|Abstract or Summary
- Historical vegetation at the time of European settlement is of great interest to both the public and
land managers, but is poorly documented. One source of data are the earliest land survey records of
the General Land Office (GLO). Rectangular township surveys in Southwest Oregon were initiated
in the mid 1850’s as settlers began to claim homesteads in the Bear Creek Valley surrounding what
is now Medford.
We examined GLO land survey field notes and plats (maps) accompanying the surveys, transcribed
GLO landscape data into an Access database, and classified the data set into very general vegetation
types for mapping. About 89 vegetation types (subclasses) were described for mapping historic
vegetation, distinguished by major differences in plant composition and topographic features. Tree
density was estimated from section line descriptions and witness tree spacing at corners, and was
used to classify stands into tree classes. These types then were combined into broad “Vegetation
Classes” for mapping (i.e. savanna, shrubland, forest, prairie). Classifying and mapping historical
vegetation occurred on about 418,500 acres in an earlier OSU study, and about 720,700 acres in this
BLM study, located in Jackson and Josephine Counties. The authors merged results from these
adjacent GLO studies, expanding the coverage to approximately 1.14 million acres (49 townships).

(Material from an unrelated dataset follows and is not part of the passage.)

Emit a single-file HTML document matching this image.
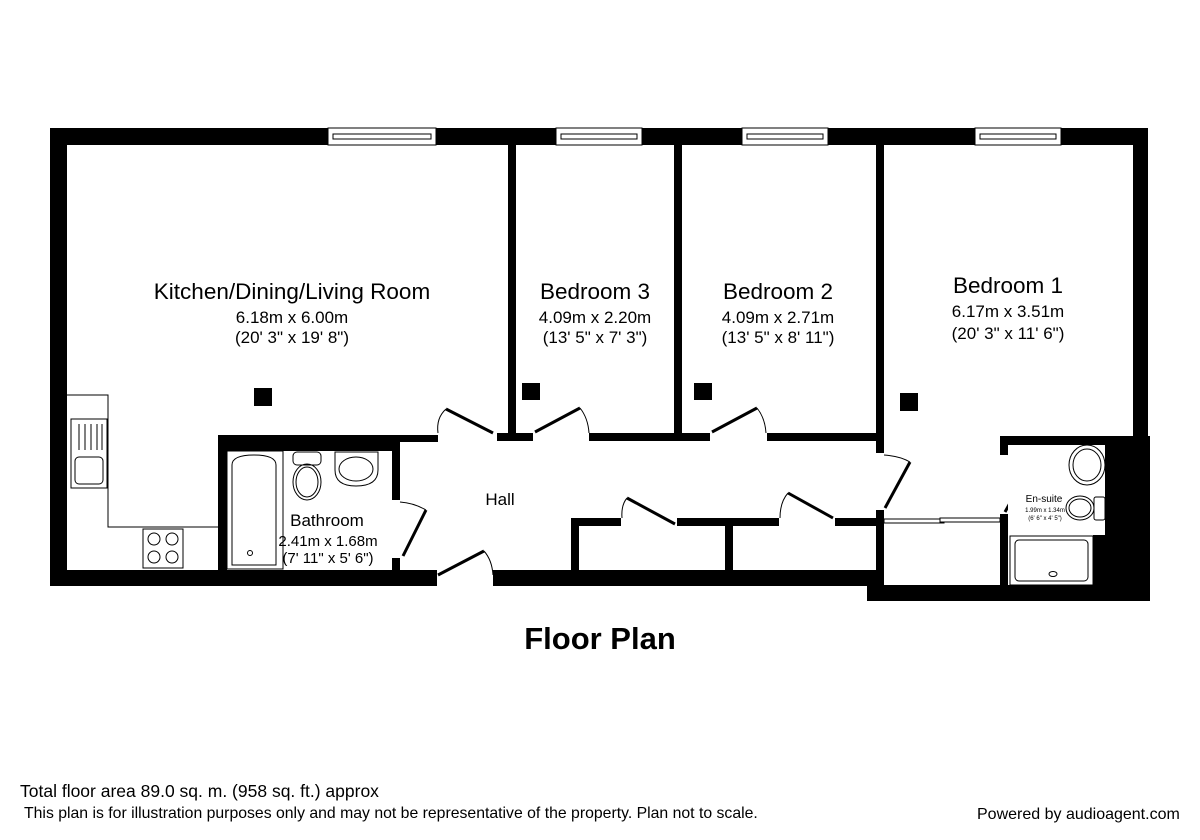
<!DOCTYPE html>
<html><head><meta charset="utf-8"><style>
body{margin:0;background:#fff;width:1200px;height:840px;overflow:hidden}
svg{display:block}
text{font-family:"Liberation Sans",Arial,sans-serif;fill:#000;font-weight:400;stroke:none}
</style></head><body>
<svg width="1200" height="840" viewBox="0 0 1200 840">
<g fill="#000">
<rect x="50" y="128" width="1098" height="17"/>
<rect x="50" y="128" width="17" height="458"/>
<rect x="1133" y="128" width="15" height="310"/>
<rect x="50" y="570" width="387" height="16"/>
<rect x="493" y="570" width="390" height="16"/>
<rect x="867" y="585" width="283" height="16"/>
<rect x="867" y="570" width="16" height="31"/>
<rect x="1105" y="436" width="45" height="165"/>
<rect x="1093" y="535" width="15" height="55"/>
<rect x="1000" y="436" width="135" height="9"/>
<rect x="1000" y="436" width="8" height="19"/>
<rect x="1000" y="514" width="8" height="72"/>
<rect x="508" y="145" width="8" height="296"/>
<rect x="674" y="145" width="8" height="296"/>
<rect x="876" y="145" width="8" height="308"/>
<rect x="876" y="510" width="8" height="76"/>
<rect x="399" y="435" width="39" height="7"/>
<rect x="497" y="433" width="36" height="8"/>
<rect x="589" y="433" width="121" height="8"/>
<rect x="767" y="433" width="115" height="8"/>
<rect x="218" y="435" width="182" height="16"/>
<rect x="218" y="435" width="9" height="140"/>
<rect x="392" y="435" width="8" height="65"/>
<rect x="392" y="558" width="8" height="14"/>
<rect x="571" y="518" width="50" height="8"/>
<rect x="677" y="518" width="102" height="8"/>
<rect x="835" y="518" width="45" height="8"/>
<rect x="571" y="518" width="8" height="55"/>
<rect x="725" y="518" width="8" height="55"/>
<rect x="254" y="388" width="18" height="18"/>
<rect x="522" y="383" width="18" height="17"/>
<rect x="694" y="383" width="18" height="17"/>
<rect x="900" y="393" width="18" height="18"/>
</g>
<g fill="#fff" stroke="#000" stroke-width="1">
<rect x="328" y="128" width="108" height="17"/><rect x="333" y="134" width="98" height="5"/>
<rect x="556" y="128" width="86" height="17"/><rect x="561" y="134" width="76" height="5"/>
<rect x="742" y="128" width="86" height="17"/><rect x="747" y="134" width="76" height="5"/>
<rect x="975" y="128" width="86" height="17"/><rect x="980" y="134" width="76" height="5"/>
</g>
<g stroke="#000" fill="none">
<g stroke-width="3">
<line x1="446" y1="409" x2="493" y2="433"/>
<line x1="535" y1="432" x2="580" y2="408"/>
<line x1="712" y1="432" x2="757" y2="408"/>
<line x1="627" y1="498" x2="675" y2="524"/>
<line x1="788" y1="493" x2="833" y2="518"/>
<line x1="403" y1="556" x2="426" y2="510"/>
<line x1="438" y1="575" x2="484" y2="551"/>
<line x1="885" y1="508" x2="910" y2="462"/>
<line x1="1005" y1="512" x2="1030" y2="467"/>
</g>
<g stroke-width="1">
<path d="M438 433 Q436 418 446 409"/>
<path d="M580 408 Q588 418 589 433"/>
<path d="M757 408 Q765 418 766 433"/>
<path d="M627 498 Q621 505 622 518"/>
<path d="M788 493 Q780 502 780 518"/>
<path d="M400 502 Q414 503 426 510"/>
<path d="M484 551 Q492 560 493 575"/>
<path d="M884 455 Q900 456 910 462"/>
<path d="M1008 455 Q1020 458 1030 467"/>
<rect x="884" y="519" width="60" height="4" fill="#fff"/>
<rect x="940" y="518" width="60" height="4" fill="#fff"/>
<polyline points="67,395 108,395 108,527 218,527"/>
<rect x="71" y="419" width="36" height="69"/>
<rect x="75" y="457" width="28" height="27" rx="4"/>
<line x1="79" y1="424" x2="79" y2="450"/><line x1="85" y1="424" x2="85" y2="450"/><line x1="91" y1="424" x2="91" y2="450"/><line x1="97" y1="424" x2="97" y2="450"/><line x1="102" y1="424" x2="102" y2="450"/>
<rect x="143" y="529" width="40" height="39"/>
<circle cx="154" cy="539" r="6"/><circle cx="172" cy="539" r="6"/><circle cx="154" cy="557" r="6"/><circle cx="172" cy="557" r="6"/>
<rect x="227" y="451" width="56" height="118"/>
<path d="M232 565 L232 465 Q232 455 254 455 Q276 455 276 465 L276 565 Z"/>
<circle cx="250" cy="553" r="2.5"/>
<rect x="293" y="452" width="28" height="13" rx="4"/>
<ellipse cx="307" cy="482" rx="14" ry="18"/>
<ellipse cx="307" cy="482" rx="11" ry="15"/>
<path d="M335 452 L378 452 L378 470 Q378 486 356 486 Q335 486 335 470 Z"/>
<ellipse cx="356" cy="469" rx="17" ry="12"/>
<rect x="1008" y="445" width="97" height="90" stroke="none" fill="#fff"/>
<ellipse cx="1087" cy="465" rx="18" ry="20"/>
<ellipse cx="1087" cy="465" rx="14" ry="16"/>
<rect x="1094" y="497" width="11" height="23" rx="2"/>
<ellipse cx="1080" cy="508" rx="14" ry="12"/>
<ellipse cx="1080" cy="508" rx="11" ry="9"/>
<rect x="1010" y="536" width="83" height="49"/>
<rect x="1015" y="540" width="73" height="41" rx="4"/>
<ellipse cx="1053" cy="574" rx="4" ry="2.5"/>
</g>
</g>
<g text-anchor="middle">
<text x="292" y="299" font-size="22.5">Kitchen/Dining/Living Room</text>
<text x="292" y="323" font-size="17">6.18m x 6.00m</text>
<text x="292" y="343" font-size="17">(20' 3" x 19' 8")</text>
<text x="595" y="299" font-size="22.5">Bedroom 3</text>
<text x="595" y="323" font-size="17">4.09m x 2.20m</text>
<text x="595" y="343" font-size="17">(13' 5" x 7' 3")</text>
<text x="778" y="299" font-size="22.5">Bedroom 2</text>
<text x="778" y="323" font-size="17">4.09m x 2.71m</text>
<text x="778" y="343" font-size="17">(13' 5" x 8' 11")</text>
<text x="1008" y="293" font-size="22.5">Bedroom 1</text>
<text x="1008" y="317" font-size="17">6.17m x 3.51m</text>
<text x="1008" y="339" font-size="17">(20' 3" x 11' 6")</text>
<text x="327" y="526" font-size="17">Bathroom</text>
<text x="328" y="546" font-size="15">2.41m x 1.68m</text>
<text x="328" y="563" font-size="15">(7' 11" x 5' 6")</text>
<text x="500" y="505" font-size="17">Hall</text>
<text x="1044" y="502" font-size="10">En-suite</text>
<text x="1045" y="512" font-size="6">1.99m x 1.34m</text>
<text x="1045" y="520" font-size="6">(6' 6" x 4' 5")</text>
<text x="600" y="649" font-size="31" style="font-weight:700">Floor Plan</text>
</g>
<text x="20" y="797" font-size="17.5">Total floor area 89.0 sq. m. (958 sq. ft.) approx</text>
<text x="24" y="818" font-size="15.8">This plan is for illustration purposes only and may not be representative of the property. Plan not to scale.</text>
<text x="977" y="819" font-size="16">Powered by audioagent.com</text>
</svg>
</body></html>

Modern soil surveys of the study area helped the authors interpret GLO data and draw vegetation
boundaries. About 44% of the landscape was closed upland forest, 41% woodland, 1.4% riparian
forest, 2% oak or conifer savanna, 1% shrublands, and 11% bottomland meadow or upland prairie.
Forest types ranged from moist, mixed conifer uplands to dry valley ponderosa pine-hardwood
grassland. Large areas of prairie and mixed oak-conifer woodland dominated many low elevation
locations on plains, foothills, and especially clayey terraces or southern slopes near what is now
Medford. Nearly 115 plant species or plant groups were identified by the surveyors, mostly trees
and shrubs. Some were misidentified and not easily interpreted by the authors when archaic names
were used by the surveyors. Grazing quality was frequently noted as surveyors attempted to
describe land productivity for livestock.
Historic baseline plant data is presented for broad landscape transects and sometimes by topographic
positions, but is limited by the sketchy nature of the original surveyor notes. Nearly 350 homestead
parcels of various sizes were claimed in the study, as identified in GLO survey notes and on
Donation Land Claim maps, showing how quickly settlement occurred in the study area after gold
was discovered in 1851. Most early homesteads included prairie or oak savanna, which was open
and more easily converted to farmland or pasture. Early saw mills, grist mills, fields, roads, water
diversions and major Indian trails were also identified and transcribed from the GLO records.